Pope Joan, by Donna Cross
This novel tells the story of the only woman ever to have been Pope. It starts with her birth to an English father and a Saxon mother, and follows her through long years where education was denied to her, through her seizing of the opportunity to seize her dreams of education by impersonating her brother after he is killed by a Viking raid, and her long struggles to find a place where she belongs, and ultimately to her election as Pope and her death and the revelation of her true gender two years after her ascension to the position.

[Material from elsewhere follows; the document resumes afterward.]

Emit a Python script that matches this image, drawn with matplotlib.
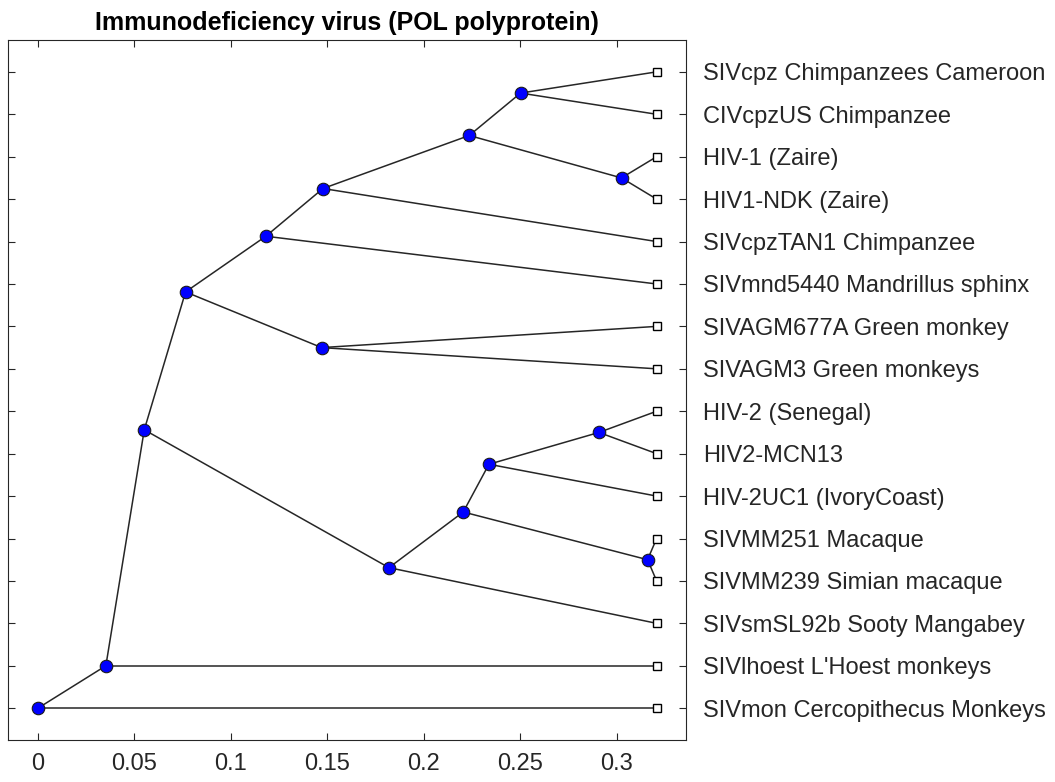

I found this to be a fascinating, wonderful book. The characterization was interesting, even where I did not particularly like the character, and nothing ever felt forced or unnatural in any of the characters. I also learned quite a lot about how the Papacy and the Christian church worked back in the dark age, as well as about education, the place of women, and medicine in that period. All the time that I was learning, however, I never felt I was being lectured to, or that the author had wandered off on a tangent to the harm of the story being told. I really enjoyed this book. Only one thing that I found to quibble about: There was once scene near the beginning of the book, the scene where we first meet the father and son who will ultimately be Joan's nemesis. The reader is dropped into that scene without explanation, we witness a grisly death -- of who and for what I reason I still do not know -- and then we see no more of these characters until the last third of the book. I never did figure out exactly what happened in that scene and why. Political intrigue of some sort, clearly, by the reasoning was never clear. That one scene I found distracted from the story by its jarring appearance out of nowhere and by its lack of clarity. Otherwise, however, this story was masterfully told. I would give this book a 4.5.